OvuView: As with Kindara on the sexual activity option, you can select either ‘protected’ or ‘unprotected’. It also (oddly) gives an option for choosing ‘Pill” in the symptoms, which is obviously not okay for Catholics but again, from a non-Catholic source I’m not surprised. Other than that, I haven’t found anything particularly objectionable.
Ovia Fertility: There isn’t a contraceptive option, since this is aimed at conceiving. There are some mentions in the articles section of fertility treatments like IVF.
Clue: Like some of the others, it can track ‘protected’ or ‘unprotected’ sex and allows for tracking birth control. From the website, they do support birth control and don’t seem to be pro-life.
Would I Pay?
Kindara: Paying adds passcode lock, temperature shift, peak day, unlimited custom data rows, syncing across devices and viewing charts online. It costs a one-time $4.99. I wouldn’t pay for this for several reasons. From a practical perspective the other options simply offer more, even in the free version, so I don’t feel that paying really adds anything and from a Catholic perspective the pro-life issue makes me uncomfortable with paying for this.
Fertility Friend: Paying adds a huge number of features. It seems to be on a subscription basis. I believe for 1 year it is $45 but can be purchased for shorter times and various forums have mentioned a discount making it $25 relating to Facebook. I had to Google to find that out from forums though, the website itself was not upfront about costs. Given the expense, I would probably be unlikely to pay for this one.
OvuView: Paying adds password protection, custom data, method selection, pregnancy and miscarriage support and removing ads. What is added with membership is made very clear. It costs a one-time $5 (about £3). I absolutely would purchase this and have done so already. It cost me $1.99 (about £1.20) because it was on a brief special offer.

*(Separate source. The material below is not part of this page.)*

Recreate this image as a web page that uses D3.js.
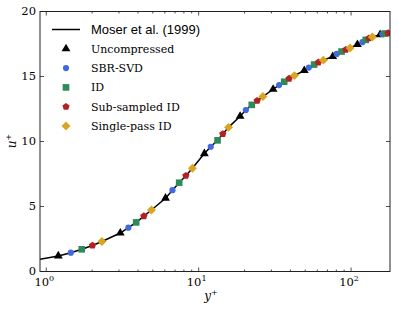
<!DOCTYPE html>
<html>
<head>
<meta charset="utf-8">
<script src="https://cdn.jsdelivr.net/npm/d3@7"></script>
<style>
  body { margin: 0; background: #fff; }
  svg { display: block; }
</style>
</head>
<body>
<div id="graph"></div>
<script>
var width = 399;
var height = 312;
var margin = { top: 11, bottom: 41, left: 40, right: 9 };
var serif = "'DejaVu Serif', serif";
var sans = "'Liberation Sans', Arial, sans-serif";

// Moser et al. (1999) DNS profile, y+ vs u+
var moserY = [0.91, 1.2, 1.45, 1.71, 2.01, 2.32, 3.06, 3.46, 3.89, 4.37, 4.9, 6.06, 6.73, 7.45, 8.24, 9.1,
  10.9, 12.0, 13.3, 14.4, 15.7, 18.7, 20.4, 22.3, 24.2, 26.4, 30.8, 33.7, 36.4, 39.2, 42.5,
  49.3, 52.8, 57.2, 61.0, 65.8, 75.8, 80.5, 86.6, 92.3, 98.5, 110, 118.6, 124.8, 130.8, 137.8,
  155, 160.3, 167, 175, 180];
var moserU = [0.9, 1.16, 1.41, 1.67, 1.96, 2.27, 2.92, 3.33, 3.74, 4.22, 4.69, 5.6, 6.22, 6.79, 7.33, 7.9,
  9.03, 9.56, 10.05, 10.54, 11.05, 11.9, 12.38, 12.78, 13.1, 13.42, 13.98, 14.3, 14.56, 14.8, 15.03,
  15.42, 15.65, 15.88, 16.05, 16.22, 16.5, 16.7, 16.88, 17.02, 17.16, 17.42, 17.6, 17.78, 17.9, 18.0,
  18.18, 18.23, 18.27, 18.3, 18.3];

// compressed-data samples
var uncompY = [1.2, 3.06, 6.06, 10.9, 18.7, 30.8, 49.3, 75.8, 110, 155];
var uncompU = [1.16, 2.92, 5.6, 9.03, 11.9, 13.98, 15.42, 16.5, 17.42, 18.18];
var sbrY = [1.45, 3.46, 6.73, 12.0, 20.4, 33.7, 52.8, 80.5, 118.6, 160.3];
var sbrU = [1.41, 3.33, 6.22, 9.56, 12.38, 14.3, 15.65, 16.7, 17.6, 18.23];
var idY = [1.71, 3.89, 7.45, 13.3, 22.3, 36.4, 57.2, 86.6, 124.8, 167];
var idU = [1.67, 3.74, 6.79, 10.05, 12.78, 14.56, 15.88, 16.88, 17.78, 18.27];
var subY = [2.01, 4.37, 8.24, 14.4, 24.2, 39.2, 61.0, 92.3, 130.8, 175];
var subU = [1.96, 4.22, 7.33, 10.54, 13.1, 14.8, 16.05, 17.02, 17.9, 18.3];
var spY = [2.32, 4.9, 9.1, 15.7, 26.4, 42.5, 65.8, 98.5, 137.8];
var spU = [2.27, 4.69, 7.9, 11.05, 13.42, 15.03, 16.22, 17.16, 18.0];

var legendLabels = ["Moser et al. (1999)", "Uncompressed", "SBR-SVD", "ID", "Sub-sampled ID", "Single-pass ID"];
var yTicks = [0, 5, 10, 15, 20];
var xMajor = [1, 10, 100];
var xMinor = [2, 3, 4, 5, 6, 7, 8, 9, 20, 30, 40, 50, 60, 70, 80, 90];

function zip(a, b) { return a.map(function (v, i) { return [v, b[i]]; }); }

function pentagon(r) {
  var pts = [];
  for (var k = 0; k < 5; k++) {
    var a = -Math.PI / 2 + k * 2 * Math.PI / 5;
    pts.push([r * Math.cos(a), r * Math.sin(a)]);
  }
  return "M" + pts.join("L") + "Z";
}

var series = [
  { data: zip(uncompY, uncompU), color: "#000000", path: d3.symbol().type(d3.symbolTriangle).size(34)(), rot: 0 },
  { data: zip(sbrY, sbrU), color: "#4169e1", path: d3.symbol().type(d3.symbolCircle).size(30)(), rot: 0 },
  { data: zip(idY, idU), color: "#2e8b57", path: d3.symbol().type(d3.symbolSquare).size(44)(), rot: 0 },
  { data: zip(subY, subU), color: "#b22222", path: pentagon(3.8), rot: 0 },
  { data: zip(spY, spU), color: "#daa520", path: d3.symbol().type(d3.symbolSquare).size(40)(), rot: 45 }
];

var svg = d3.select("#graph").append("svg")
  .attr("width", width).attr("height", height);

var x = d3.scaleLog().domain([0.91, 180]).range([margin.left, width - margin.right]);
var y = d3.scaleLinear().domain([0, 20]).range([height - margin.bottom, margin.top]);

var x0 = margin.left, x1 = width - margin.right, y0 = height - margin.bottom, y1 = margin.top;

var plot = svg.append("g");
plot.append("clipPath").attr("id", "clip").append("rect")
  .attr("x", x0).attr("y", y1).attr("width", x1 - x0).attr("height", y0 - y1);

var inner = plot.append("g").attr("clip-path", "url(#clip)");

inner.append("path")
  .datum(zip(moserY, moserU))
  .attr("fill", "none")
  .attr("stroke", "#000")
  .attr("stroke-width", 1.5)
  .attr("d", d3.line().x(function (d) { return x(d[0]); }).y(function (d) { return y(d[1]); }));

series.forEach(function (s) {
  inner.selectAll(null)
    .data(s.data)
    .enter()
    .append("path")
    .attr("d", s.path)
    .attr("fill", s.color)
    .attr("transform", function (d) {
      return "translate(" + x(d[0]) + "," + y(d[1]) + ") rotate(" + s.rot + ")";
    });
});

// frame
svg.append("rect")
  .attr("x", x0).attr("y", y1 + 0.5).attr("width", x1 - x0).attr("height", y0 - y1)
  .attr("fill", "none").attr("stroke", "#222").attr("stroke-width", 1);

// ticks, inward on all sides
var tk = svg.append("g").attr("stroke", "#222").attr("stroke-width", 0.8);
xMajor.forEach(function (v) {
  var px = x(v);
  tk.append("line").attr("x1", px).attr("x2", px).attr("y1", y0 + 0.5).attr("y2", y0 - 3.5);
  tk.append("line").attr("x1", px).attr("x2", px).attr("y1", y1 + 0.5).attr("y2", y1 + 4.5);
});
xMinor.forEach(function (v) {
  var px = x(v);
  tk.append("line").attr("x1", px).attr("x2", px).attr("y1", y0 + 0.5).attr("y2", y0 - 1.5);
  tk.append("line").attr("x1", px).attr("x2", px).attr("y1", y1 + 0.5).attr("y2", y1 + 2.5);
});
yTicks.forEach(function (v) {
  var py = y(v) + 0.5;
  tk.append("line").attr("x1", x0).attr("x2", x0 + 4).attr("y1", py).attr("y2", py);
  tk.append("line").attr("x1", x1).attr("x2", x1 - 4).attr("y1", py).attr("y2", py);
});

// tick labels
yTicks.forEach(function (v) {
  svg.append("text")
    .style("font-family", serif).style("font-size", "11.5px")
    .attr("x", x0 - 4).attr("y", y(v) + 4)
    .attr("text-anchor", "end").text(v);
});
xMajor.forEach(function (v, i) {
  var t = svg.append("text")
    .style("font-family", serif).style("font-size", "11.5px")
    .attr("x", x(v) - 2).attr("y", y0 + 15).attr("text-anchor", "middle");
  t.append("tspan").text("10");
  t.append("tspan").attr("dy", -5).style("font-size", "8px").text(i);
});

// axis labels
var xl = svg.append("text")
  .style("font-family", serif).style("font-size", "12px")
  .attr("x", (x0 + x1) / 2 - 4).attr("y", 300).attr("text-anchor", "middle");
xl.append("tspan").style("font-style", "italic").text("y");
xl.append("tspan").attr("dy", -5).style("font-size", "8px").text("+");

var yl = svg.append("text")
  .style("font-family", serif).style("font-size", "12px")
  .attr("transform", "translate(16," + ((y0 + y1) / 2) + ") rotate(-90)")
  .attr("text-anchor", "middle");
yl.append("tspan").style("font-style", "italic").text("u");
yl.append("tspan").attr("dy", -5).style("font-size", "8px").text("+");

// legend
var leg = svg.append("g");
var rowY = function (i) { return 29.5 + i * 19.3; };
leg.append("line").attr("x1", 52).attr("x2", 80).attr("y1", rowY(0)).attr("y2", rowY(0))
  .attr("stroke", "#000").attr("stroke-width", 1.5);
leg.append("text").style("font-family", sans).style("font-size", "13px")
  .attr("x", 91).attr("y", rowY(0) + 4.5).text(legendLabels[0]);
series.forEach(function (s, i) {
  var yy = rowY(i + 1);
  leg.append("path").attr("d", s.path).attr("fill", s.color)
    .attr("transform", "translate(66," + yy + ") rotate(" + s.rot + ")");
  leg.append("text").style("font-family", serif).style("font-size", "11px")
    .attr("x", 91).attr("y", yy + 4).text(legendLabels[i + 1]);
});
</script>
</body>
</html>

Ovia Fertility: This one is free. Yay.
Clue: Also free.
Kindara: This app was the one I used first, and I found it easy to use as I got used to charting. It was let down for me by the Catholic objections and the limited features. However, as an app for learning to chart and understand your body it is useful.
Fertility Friend: The diversity of options is great and the FAQ and glossary are simply amazing. However, it’s somewhat clunky and not as user friendly as the others. The price for VIP features is also quite high. I do think, however, it would be a great option for someone actively trying to conceive or perhaps for someone who is struggling to conceive.

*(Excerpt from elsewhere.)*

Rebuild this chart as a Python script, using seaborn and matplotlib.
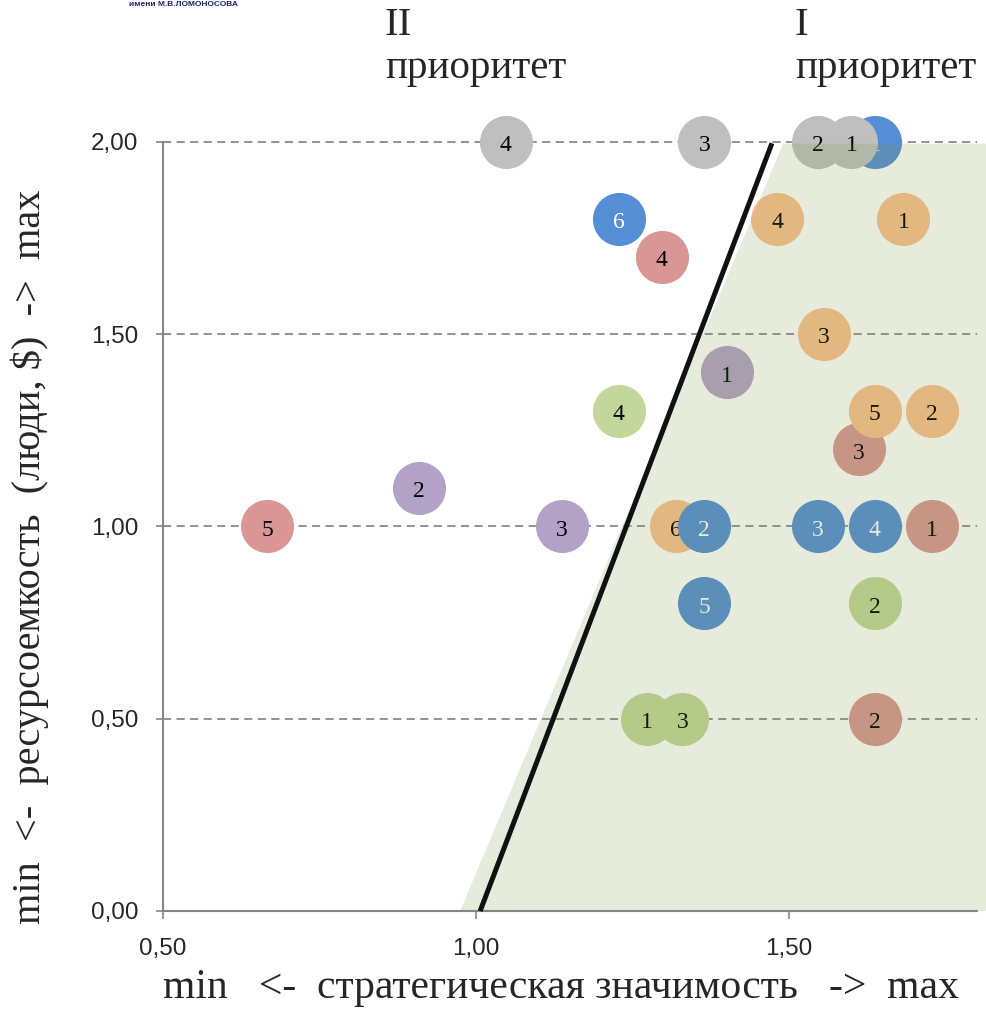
import matplotlib
matplotlib.use("Agg")
import matplotlib.pyplot as plt
import seaborn as sns
import pandas as pd
import numpy as np
from matplotlib.patches import Polygon
from matplotlib.ticker import FuncFormatter, FixedLocator

# ---------------- data ----------------
series_names = ["red", "orange", "green", "purple", "blue", "gray"]
series_colors = {"red": "#D99694", "orange": "#FAC090", "green": "#C3D69B",
                 "purple": "#B3A2C7", "blue": "#558ED5", "gray": "#BFBFBF"}
label_colors = {"red": "#000000", "orange": "#000000", "green": "#000000",
                "purple": "#000000", "blue": "#FFFFFF", "gray": "#000000"}

red_x = [1.728, 1.637, 1.612, 1.297, 0.667]
red_y = [1.00, 0.50, 1.20, 1.70, 1.00]
red_lbl = ["1", "2", "3", "4", "5"]

orange_x = [1.683, 1.728, 1.556, 1.481, 1.637, 1.320]
orange_y = [1.80, 1.30, 1.50, 1.80, 1.30, 1.00]
orange_lbl = ["1", "2", "3", "4", "5", "6"]

green_x = [1.273, 1.637, 1.330, 1.228]
green_y = [0.50, 0.80, 0.50, 1.30]
green_lbl = ["1", "2", "3", "4"]

purple_x = [1.401, 0.909, 1.137]
purple_y = [1.40, 1.10, 1.00]
purple_lbl = ["1", "2", "3"]

blue_x = [1.638, 1.365, 1.546, 1.637, 1.365, 1.228]
blue_y = [2.00, 1.00, 1.00, 1.00, 0.80, 1.80]
blue_lbl = ["1", "2", "3", "4", "5", "6"]

gray_x = [1.600, 1.546, 1.365, 1.048]
gray_y = [2.00, 2.00, 2.00, 2.00]
gray_lbl = ["1", "2", "3", "4"]

# boundary line and priority-I region
line_x = [1.007, 1.473]
line_y = [0.0, 1.996]
region_x = [0.975, 1.491, 1.815, 1.815]
region_y = [0.0, 1.995, 1.995, 0.0]

y_ticks = [0.0, 0.5, 1.0, 1.5, 2.0]
x_ticks = [0.5, 1.0, 1.5]

xlabel = "min   <-  стратегическая значимость   ->  max"
ylabel = "min  <-  ресурсоемкость  (люди, $)  ->  max"

series_data = {
    "red": (red_x, red_y, red_lbl),
    "orange": (orange_x, orange_y, orange_lbl),
    "green": (green_x, green_y, green_lbl),
    "purple": (purple_x, purple_y, purple_lbl),
    "blue": (blue_x, blue_y, blue_lbl),
    "gray": (gray_x, gray_y, gray_lbl),
}

rows = []
for name in series_names:
    xs, ys, ls = series_data[name]
    for xv, yv, lv in zip(xs, ys, ls):
        rows.append({"series": name, "x": xv, "y": yv, "label": lv})
df = pd.DataFrame(rows)

# ---------------- style ----------------
sns.set_style("white")
plt.rcParams["font.family"] = ["Liberation Serif", "DejaVu Serif"]

W, H = 986, 1011
fig = plt.figure(figsize=(W / 100, H / 100), dpi=100)
ax_l, ax_r, ax_b, ax_t = 162.7, 976.7, 911.0, 141.7
ax = fig.add_axes([ax_l / W, 1 - ax_b / H, (ax_r - ax_l) / W, (ax_b - ax_t) / H])
ax.set_xlim(0.5, 1.80)
ax.set_ylim(0.0, 2.0)

# grid lines
for yv in y_ticks[1:]:
    ax.axhline(yv, color="#8A8A8A", linewidth=1.3, linestyle=(0, (4.5, 3)),
               zorder=0.5, clip_on=False)

# bubbles (one call per series to keep stacking order)
for i, name in enumerate(series_names):
    sub = df[df["series"] == name]
    sns.scatterplot(data=sub, x="x", y="y", color=series_colors[name], s=1460,
                    linewidth=0, legend=False, ax=ax, clip_on=False,
                    zorder=2 + i * 0.1)
    for _, r in sub.iterrows():
        ax.text(r["x"], r["y"] - 0.01, r["label"], ha="center", va="center",
                fontsize=17, color=label_colors[name], zorder=2 + i * 0.1 + 0.05,
                family=["Liberation Serif", "DejaVu Serif"])

# priority-I shaded region (overlay)
poly = Polygon(list(zip(region_x, region_y)), closed=True, facecolor="#77933C",
               alpha=0.18, edgecolor="none", zorder=5, clip_on=False)
ax.add_patch(poly)

# boundary line
ax.plot(line_x, line_y, color="#111111", linewidth=3.6, solid_capstyle="butt",
        zorder=6, clip_on=False)

# axes styling
for s in ["top", "right"]:
    ax.spines[s].set_visible(False)
for s in ["left", "bottom"]:
    ax.spines[s].set_color("#868686")
    ax.spines[s].set_linewidth(1.5)
    ax.spines[s].set_zorder(1)
ax.xaxis.set_major_locator(FixedLocator(x_ticks))
ax.yaxis.set_major_locator(FixedLocator(y_ticks))
fmt = FuncFormatter(lambda v, p: f"{v:.2f}".replace(".", ","))
ax.xaxis.set_major_formatter(fmt)
ax.yaxis.set_major_formatter(fmt)
ax.tick_params(axis="y", direction="out", length=5.4, width=1.2, color="#868686",
               pad=12, labelsize=17.5, left=True)
ax.tick_params(axis="x", direction="out", length=5.4, width=1.2, color="#868686",
               pad=14, labelsize=17.5, bottom=True)
for t in ax.get_xticklabels() + ax.get_yticklabels():
    t.set_fontfamily(["Liberation Sans", "DejaVu Sans"])
ax.set_xlabel("")
ax.set_ylabel("")

# axis titles
fig.text(561 / W, 1 - 988 / H, xlabel, ha="center", va="center", fontsize=30)
fig.text(30 / W, 1 - 557 / H, ylabel, ha="center", va="center", fontsize=29,
         rotation=90)

# priority headers
fig.text(385 / W, 1 - 7 / H, "II\nприоритет", ha="left", va="top", fontsize=29.5,
         linespacing=1.2)
fig.text(795 / W, 1 - 7 / H, "I\nприоритет", ha="left", va="top", fontsize=29.5,
         linespacing=1.2)

# logo fragment
fig.text(183 / W, 1 - 4 / H, "имени М.В.ЛОМОНОСОВА", ha="center", va="center",
         fontsize=6, color="#1B2470", fontweight="bold",
         family=["Liberation Sans", "DejaVu Sans"])

fig.savefig("out.png", dpi=100)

OvuView: I like the format. It’s user-friendly and has a lot of features, which I liked. The cost was reasonable and with the features that were available in the paid version it was good value for money. Overall it was my favourite app, but unfortunately it’s only available for Android.

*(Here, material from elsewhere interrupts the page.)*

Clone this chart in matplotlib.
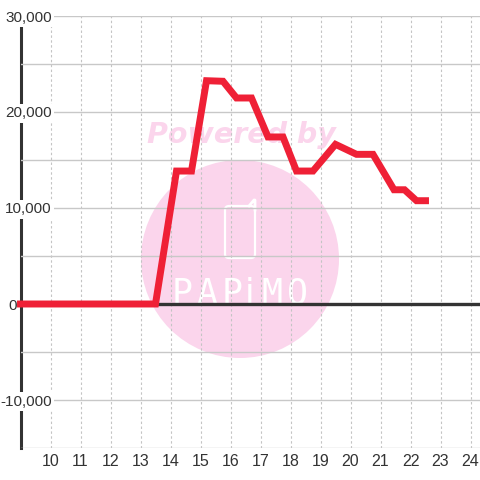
import matplotlib
matplotlib.use("Agg")
import matplotlib.pyplot as plt
from matplotlib.patches import Circle, FancyBboxPatch
from matplotlib.ticker import FixedLocator
from matplotlib.transforms import blended_transform_factory

hours = [9, 13.5, 14.2, 14.7, 15.2, 15.75, 16.2, 16.7, 17.25, 17.75, 18.2, 18.75,
         19.5, 20.2, 20.75, 21.45, 21.8, 22.2, 22.5]
values = [0, 0, 13850, 13850, 23260, 23200, 21460, 21460, 17400, 17400, 13850, 13850,
          16630, 15590, 15590, 11900, 11900, 10760, 10760]
x_ticks = list(range(10, 25))
y_ticks = [-10000, 0, 10000, 20000, 30000]
y_minor = [-15000, -5000, 5000, 15000, 25000]

PX = 1 / 100
plt.rcParams["font.family"] = ["Liberation Sans", "DejaVu Sans"]
fig = plt.figure(figsize=(4.8, 4.8), dpi=100, facecolor="white")
L, B, T = 20.5 / 480, 32 / 480, 464 / 480
ax = fig.add_axes([L, B, 1 - L, T - B], facecolor="white")
ax.set_xlim(9, 9 + (480 - 20.5) / 30)
ax.set_ylim(-15000, 30000)

for s in ("top", "right", "bottom"):
    ax.spines[s].set_visible(False)
ax.spines["left"].set_color("#333333")
ax.spines["left"].set_linewidth(2.2)
ax.spines["left"].set_zorder(2)

# watermark, behind the grid
pink = "#fbd5ec"
tr = fig.dpi_scale_trans
ax.add_patch(Circle((240 * PX, (480 - 259) * PX), 99 * PX, transform=tr,
                    facecolor=pink, edgecolor="none", zorder=1, clip_on=False))
ax.add_patch(FancyBboxPatch((225 * PX, (480 - 258) * PX), 30 * PX, 52 * PX,
                            boxstyle=f"round,pad=0,rounding_size={4 * PX}", transform=tr,
                            facecolor="none", edgecolor="white", linewidth=1.6,
                            zorder=1.1, clip_on=False))
ax.plot([249 * PX, 254 * PX, 255 * PX, 255 * PX],
        [(480 - 206) * PX, (480 - 200) * PX, (480 - 200) * PX, (480 - 210) * PX],
        transform=tr, color="white", linewidth=2.0, zorder=1.1, clip_on=False)
ax.text(241 * PX, (480 - 135) * PX, "Powered by", transform=tr, color=pink, fontsize=20.5,
        fontweight="bold", style="italic", family="DejaVu Sans", ha="center", va="center",
        zorder=1.1)
for xp, ch, fam in zip([182, 207, 232, 250, 272, 297], "PAPiMO",
                       ["DejaVu Sans Mono"] * 3 + ["DejaVu Sans"] + ["DejaVu Sans Mono"] * 2):
    ax.text(xp * PX, (480 - 304) * PX, ch, transform=tr, color="white", fontsize=25,
            family=fam, ha="center", va="baseline", zorder=1.1)

# axes, grid and labels
ax.set_axisbelow(False)
ax.xaxis.set_zorder(3)
ax.yaxis.set_zorder(3)
ax.set_xticks(x_ticks)
ax.set_yticks(y_ticks)
ax.set_yticklabels([])
ax.yaxis.set_minor_locator(FixedLocator(y_minor))
ax.tick_params(axis="both", which="both", length=0)
ax.tick_params(axis="x", labelsize=11.5, labelcolor="#333333", pad=4)
ax.grid(True, axis="x", color="#c4c4c4", linewidth=0.8, linestyle=(0, (2.2, 2.2)))
ax.grid(True, axis="y", which="both", color="#c8c8c8", linewidth=1.0, linestyle="-")

# value labels sit inside the plot on a white plate
label_tr = blended_transform_factory(fig.dpi_scale_trans, ax.transData)
for v in y_ticks:
    right = 16.5 if v == 0 else 52
    ax.text(right * PX, v, f"{v:,}", transform=label_tr, ha="right", va="center_baseline",
            fontsize=11, color="#333333", zorder=3.2, clip_on=False,
            bbox=None if v == 0 else dict(facecolor="white", edgecolor="none", pad=1.5))

ax.axhline(0, color="#333333", linewidth=2.4, zorder=3.5)
ax.plot(hours, values, color="#ef2036", linewidth=5.0, solid_capstyle="projecting",
        solid_joinstyle="miter", zorder=4, clip_on=False)

fig.savefig("out.png", dpi=100)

Ovia Fertility: This is definitely aimed at women who are trying to conceive, and for that purpose this is a fantastic app. There is also an Ovia Pregnancy app which if you’re trying to conceive is a great idea. The ability to share cycles with your partner is also really great.
Clue: This is actually the app I now use, since OvuView is not available for iOS. However, it’s easy to use, easy to understand and has a lot of features. Like Kindara, this was let down by the Catholic objections.